The first academy fellows were handpicked from Juilliard alumni and Carnegie’s professional training workshops. Future fellows will be picked through auditions, interviews and answers to essay questions.

The current batch includes the components of a woodwind quintet and a string quartet, a trumpeter, a trombonist, a double bassist, two pianists and two percussionists: a mix-and-match lineup for chamber and contemporary performances.

The biographies of the fellows show common threads. Most have master’s degrees and significant performance experience, particularly in chamber music. Several have founded groups or local concert series. Over all they tend to be veterans of the summer festival circuit and list associations with prominent musicians like Yo-Yo Ma and James Levine. Many have a bent for new music. Some already have experience teaching in music schools.

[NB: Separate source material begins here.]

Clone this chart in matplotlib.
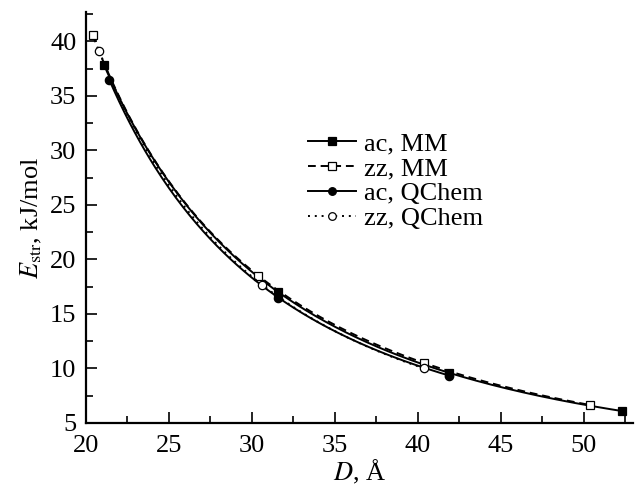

“It kind of covered all aspects of what I felt a performer should ideally be doing with their music,” said Elizabeth Janzen, 27, a flutist and fellow from Newfoundland. “It also allows me to go out and help in the public schools and hone my teaching skills. I’m a real advocate of the renaissance musician.”

Nadia Sirota, a 23-year-old violist who lives in New York, said the plan appealed to her definition of musician as entrepreneur. Such musicians should be comfortable playing in unusual settings like bars and galleries, she said. They should be able to initiate their own recording projects or concert series and should be open to contemporary music that appeals to all.

“We’re trying to peddle our wares to the general public rather than a tiny subset of the classical music audience,” she said.

Ms. Sirota said she grew up in a generation used to hearing that classical music was dying. “If you grow up hearing that, you’re going to try to fix it,” she said. “That’s an advantage this generation has.”

Ms. Sirota added that she looked forward to meeting other entrepreneurial colleagues.

“The biggest thing, honestly, is health insurance,” she said, laughing. “When you get out of school, you realize your entire safety net is pulled out from under you.”